One weird thing going on: the server was set to CDT when we got it. I changed it to PDT, and running date from the shell shows PDT, but PHP still thinks its CDT. I can't for the life of me get it to show the correct time zone.

I've tried switching timezone to UTC, EDT, etc and php still shows CDT.

To show the timezone in php, i'm just running:
<?php
$time = date("T");
echo $time;
?>

It's weird, anyone else seen this before?

dang
04-04-2005, 08:15 AM
Ok, an apache restart did not fix, but a server reboot did. That is weird. A server reboot should never be needed to clear up an issue like this. Thankfully it's a one time thing.

spankers
04-04-2005, 08:20 AM
It's probably a hardware clock/system clock thing. Having to reboot to reconfigure TZ sucks though.

llbbl
04-04-2005, 10:49 AM
Setting your time zone
In /etc the file, localtime, is a link to or copy of a file containing information about your time zone. Zone information files are usually in /usr/share/zoneinfo but this depends on your distribution. So if your localtime file points to a zone info file that is not your time zone you can change it by browsing the directories in /usr/share/zoneinfo to find your country, then find your city or a city in the same time zone and link localtime to it.

$ ln -sf /usr/share/zoneinfo/America/Los_Angeles /etc/localtime

http://hypexr.org/tips.shtml

Or you can use one of the following programs to setup a NTP service to automatically update the clock for you.

RDATE
http://freshmeat.net/projects/rdate/

NTP
http://freshmeat.net/projects/ntp/

CHRONY
http://freshmeat.net/projects/chrony/

Red Hat has a set Time/Date GUI that has an option for NTP protocol so you can set it without the command line.

dang
04-04-2005, 01:48 PM
thanks tecknogeek. I know NTP is not running by default.

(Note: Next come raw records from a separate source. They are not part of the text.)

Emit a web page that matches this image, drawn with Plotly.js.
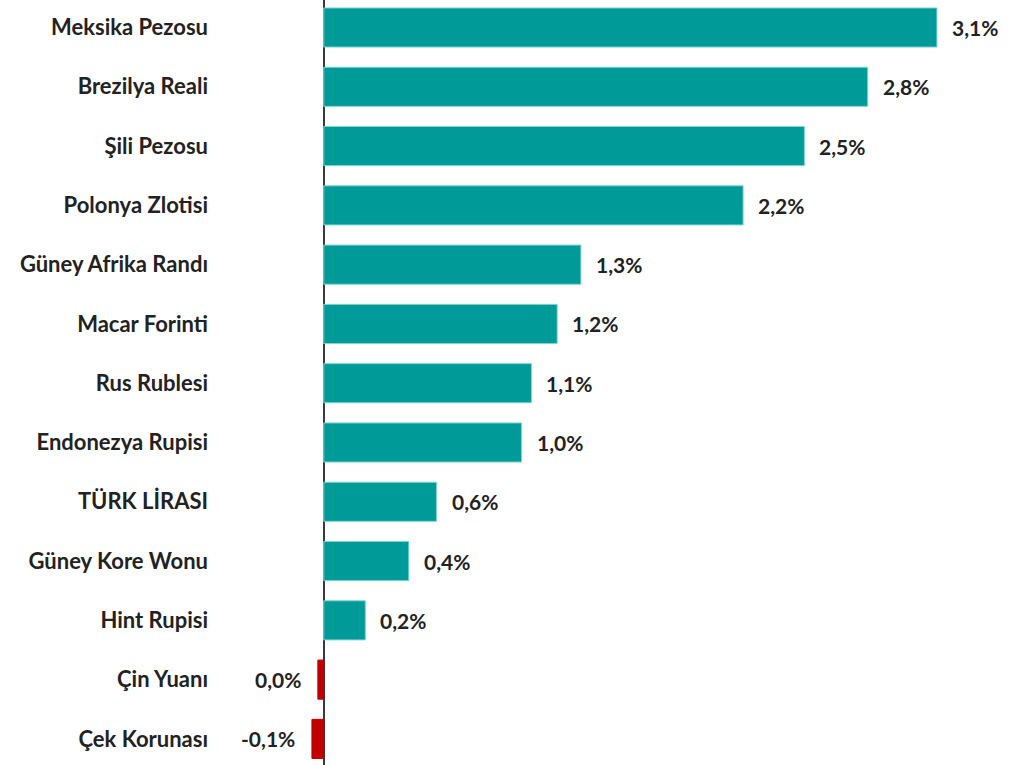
<!DOCTYPE html>
<html><head><meta charset="utf-8">
<script src="https://cdn.plot.ly/plotly-3.0.1.min.js"></script>
<style>html,body{margin:0;padding:0;background:#fff}#chart{width:1020px;height:765px}</style>
</head><body><div id="chart"></div>
<script>
var categories = ["Meksika Pezosu","Brezilya Reali","Şili Pezosu","Polonya Zlotisi","Güney Afrika Randı","Macar Forinti","Rus Rublesi","Endonezya Rupisi","TÜRK LİRASI","Güney Kore Wonu","Hint Rupisi","Çin Yuanı","Çek Korunası"];
var values = [3.10, 2.75, 2.43, 2.12, 1.30, 1.18, 1.05, 1.00, 0.57, 0.43, 0.21, -0.03, -0.06];
var valueLabels = ["3,1%","2,8%","2,5%","2,2%","1,3%","1,2%","1,1%","1,0%","0,6%","0,4%","0,2%","0,0%","-0,1%"];

var FONT = "Lato, 'Open Sans', sans-serif";
var colors = values.map(function(v){ return v >= 0 ? "#009B98" : "#C00000"; });
var lines = values.map(function(v){ return v >= 0 ? "#7ED6D2" : "#C00000"; });

var annotations = values.map(function(v, i){
  return {
    x: v, y: categories[i], xref: "x", yref: "y",
    text: valueLabels[i], showarrow: false,
    xanchor: v >= 0 ? "left" : "right",
    xshift: v >= 0 ? 13 : -15,
    font: {family: FONT, size: 21, color: "#222222", weight: 700}
  };
});

var trace = {
  type: "bar", orientation: "h",
  x: values, y: categories,
  marker: {color: colors, line: {color: lines, width: 1}},
  hoverinfo: "none"
};

var layout = {
  width: 1020, height: 765,
  margin: {l: 215, r: 0, t: 0, b: 0},
  paper_bgcolor: "#fff", plot_bgcolor: "#fff",
  showlegend: false,
  bargap: 0.34,
  xaxis: {range: [-0.55, 3.52], showgrid: false, showticklabels: false, ticks: "",
          zeroline: true, zerolinecolor: "#3a3a3a", zerolinewidth: 2, fixedrange: true},
  yaxis: {type: "category", range: [12.44, -0.464], showgrid: false, ticks: "",
          tickfont: {family: FONT, size: 22, color: "#222222", weight: 700},
          ticklabelstandoff: 6, automargin: false, fixedrange: true},
  annotations: annotations
};

Plotly.newPlot("chart", [trace], layout, {displayModeBar: false, staticPlot: true});
</script></body></html>
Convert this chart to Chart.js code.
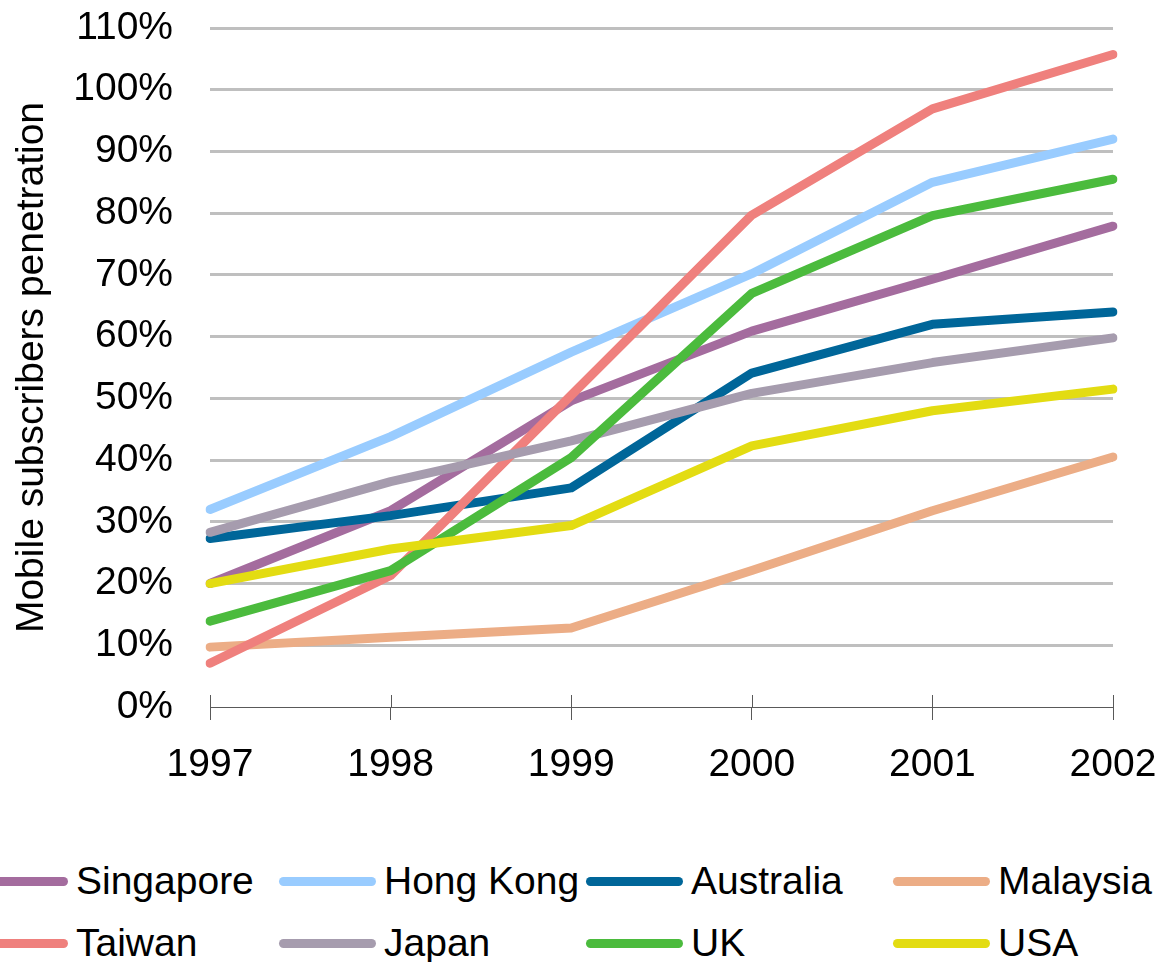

We do not run xwindows on the box as this is a pure server box remotely administered.

spankers
04-04-2005, 01:49 PM
Or you can hook up a GPS receiver to your box and become a Stratum 1 time source... and avoid any latency issues if you need millisecond precision.

spankers
04-04-2005, 01:53 PM
We do not run xwindows on the box as this is a pure server box remotely administered.

You could always allow remote X apps...
How about a shell account, dang? ;)

llbbl
04-05-2005, 09:48 AM
Stratum 1 time source

hmm whats taht.

A device that is synchronized to a Stratum 0 reference time clock is referred to as a "Stratum 1" source. It is typically attached to the directly synchronized clock via radio, GPS or portable atomic clock. The stratum 1 device answers queries from other devices that request its time information. This device can be configured to use other sources if its primary reference (from the Stratum 0 clock) fails in some manner.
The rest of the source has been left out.